I compare models trained with:
  • Only static centralities, vs.
  • Static + temporal centralities
Result: adding temporal centralities improves at least one metric for 5 out of 7 models.
Notable MAE improvements when adding temporal centralities:
  • FFNN: 27.9%
  • node2vec + FFNN: 20.0%
  • GCRN-GRU: 7.33%
So knowing when a node sits on time-respecting paths (not just where it sits in the static graph) helps the model.

RQ6 - Do time-aware node embeddings improve influence prediction?

Here I move from centralities into representation learning and ask whether spatio-temporal embeddings beat static ones.
Benchmarks:
  • No embeddings: FFNN + centralities only
  • Static embeddings: node2vec + FFNN
  • Time-aware embeddings: spatio-temporal GNNs (GCRN variants, T-GCN, EvolveGCN-H/O)
Two layers of comparison:
  1. All embedding-based models vs FFNN (no embeddings)
      • Every node2vec and spatio-temporal GNN model significantly outperforms the FFNN in MAE, with improvements like:
        • node2vec: ~35–28%
        • T-GCN: ~68–36%
        • EvolveGCN-H: ~61–39%
        • EvolveGCN-O: ~61–34%
  1. Spatio-temporal GNNs vs node2vec (static)
      • Almost all spatio-temporal models significantly improve MAE over node2vec:
        • GCRN-LSTM: up to 56% better
        • T-GCN: ~50–10% better
        • EvolveGCN-H/O: ~40–15% better in many setups
Overall conclusion: time-aware node embeddings that learn both graph structure and its evolution in time materially improve influence prediction over static embeddings.

Why this matters

From a research perspective, this work shows that:
📈
  • Peer effects in financial markets can be quantified through causal cascades on real social trading data.
  • Classic network tools still matter, but their temporal variants and learned embeddings amplify predictive power.
🚗
  • Spatio-temporal graph neural networks are not just for traffic prediction and sensor networks; they are effective for socio-financial influence modeling too.
From a practical perspective, this type of modeling could support:
🫧
  • Early detection of herding and bubble-like cascades
🧠
  • Better understanding of who to monitor as potential “super-spreaders” of trading sentiment
  • Risk management and platform design that actively account for network-driven contagion, not just fundamentals

Limitations and next steps

There are some important caveats:
  • The analysis uses only 3 months out of 3.5 years of data, chosen for computational tractability and because they coincide with a bull market.

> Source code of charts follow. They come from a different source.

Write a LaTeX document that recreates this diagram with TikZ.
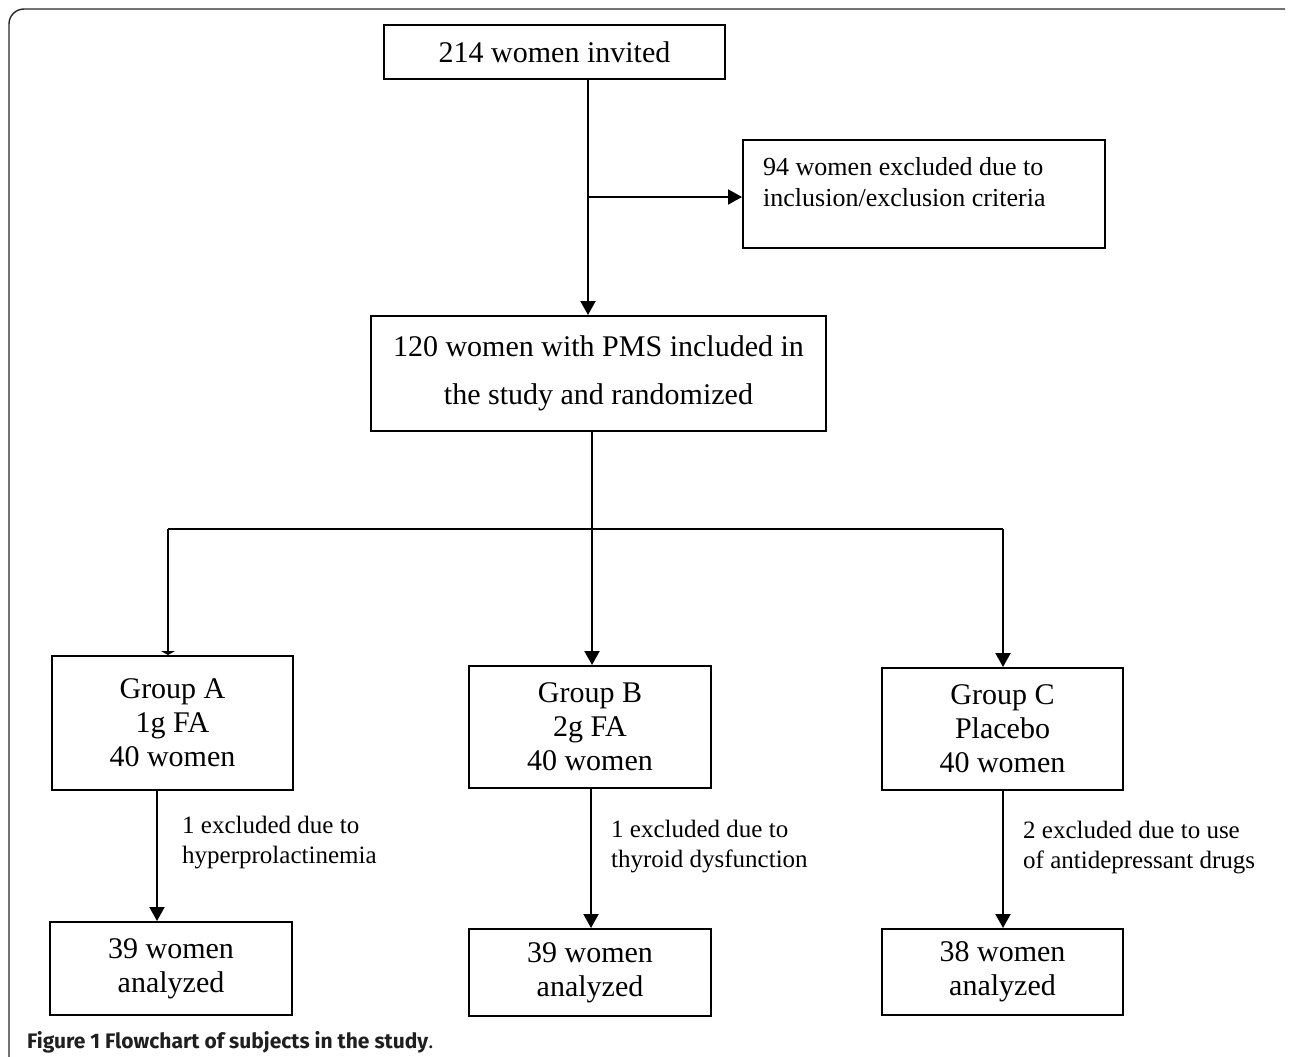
\documentclass[tikz,border=0pt]{standalone}
\usepackage{fontspec}
\setmainfont{Liberation Serif}
\newfontfamily\capfont{Fira Sans}
\usetikzlibrary{arrows.meta,calc}
\tikzset{
  box/.style={draw, line width=2pt, inner sep=0pt, align=center, font=\fontsize{30}{34}\selectfont},
  lbl/.style={anchor=west, inner sep=0pt, align=left, font=\fontsize{25}{30}\selectfont},
  conn/.style={line width=2pt},
  arr/.style={line width=2pt, -{Triangle[length=14pt,width=15pt]}},
  flatarr/.style={line width=2pt, -{Triangle[length=4pt,width=14pt]}}
}
\begin{document}
\begin{tikzpicture}[x=1pt,y=-1pt]
\useasboundingbox (0,0) rectangle (1290,1057);
% frame
\draw[line width=1.4pt, color=black!85] (9,1057) -- (9,24) arc[start angle=180,end angle=270,radius=15] -- (1285,9);
% boxes
\node[box, minimum width=341, minimum height=54] (top) at (554.5,52) {214 women invited};
\node[box, minimum width=362, minimum height=108] (ex) at (924,194) {};
\node[lbl, font=\fontsize{26}{31}\selectfont] (extext) at (763,182.5) {94 women excluded due to\\inclusion/exclusion criteria};
\node[box, minimum width=455, minimum height=115, font=\fontsize{30}{48}\selectfont] (incl) at (598.5,373.5) {120 women with PMS included in\\the study and randomized};
\node[box, minimum width=241, minimum height=134, text depth=0pt] (ga) at (172.5,723) {Group A\\1g FA\\40 women};
\node[box, minimum width=242, minimum height=122] (gb) at (590,727) {Group B\\2g FA\\40 women};
\node[box, minimum width=241, minimum height=122] (gc) at (1002.5,729) {Group C\\Placebo\\40 women};
\node[box, minimum width=242, minimum height=93] (ra) at (171,968.5) {39 women\\analyzed};
\node[box, minimum width=242, minimum height=87] (rb) at (590,972.5) {39 women\\analyzed};
\node[box, minimum width=241, minimum height=86] (rc) at (1002.5,972) {38 women\\analyzed};
% coordinates
\coordinate (v1) at (588,197);
\coordinate (v2) at (592,529);
\coordinate (la) at (168,529);
\coordinate (lc) at (1003,529);
\coordinate (xa) at (157,0);
\coordinate (xb) at (591,0);
\coordinate (xc) at (1003,0);
% connectors
\draw[arr] (v1 |- top.south) -- (v1 |- incl.north);
\draw[arr] (v1) -- (v1 -| ex.west);
\draw[conn] (v2 |- incl.south) -- (v2);
\draw[conn] (la) -- (lc);
\draw[flatarr] (la) -- (la |- ga.north);
\draw[arr] (v2) -- (v2 |- gb.north);
\draw[arr] (lc) -- (lc |- gc.north);
\draw[arr] (xa |- ga.south) -- (xa |- ra.north);
\draw[arr] (xb |- gb.south) -- (xb |- rb.north);
\draw[arr] (xc |- gc.south) -- (xc |- rc.north);
% labels
\node[lbl] (lbla) at (182,843) {1 excluded due to\\hyperprolactinemia};
\node[lbl] (lblb) at (611,846.5) {1 excluded due to\\thyroid dysfunction};
\node[lbl] (lblc) at (1023,848) {2 excluded due to use\\of antidepressant drugs};
% caption
\node[anchor=base west, inner sep=0pt, text=black!88, font=\capfont\fontsize{21}{24}\selectfont] (cap) at (27,1048) {\textbf{Figure 1 Flowchart of subjects in the study}.};
\end{tikzpicture}
\end{document}
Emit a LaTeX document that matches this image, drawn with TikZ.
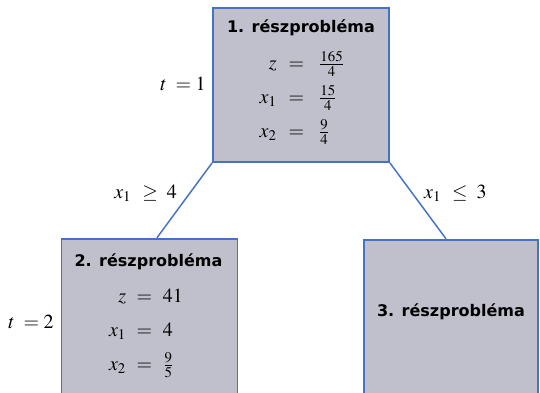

The dynamics may differ in bear or sideways regimes.
  • Time is rescaled from millisecond to minute precision, which may miss ultra-fast reactions, especially from bots.
A natural next step is a contagion study: explicitly seeding influential users and simulating how far and how fast influence spreads under different market regimes, and contrasting simple vs complex contagion in financial peer influence.

If you work at the intersection of ML, graph theory, and finance, the takeaway is simple:
📈
Do not just ask what people are trading. Ask who is connected to whom, when they act, and how that behavior propagates through the network.
Because the next buying spree might already be visible as a pattern of influence in your socio-financial graph.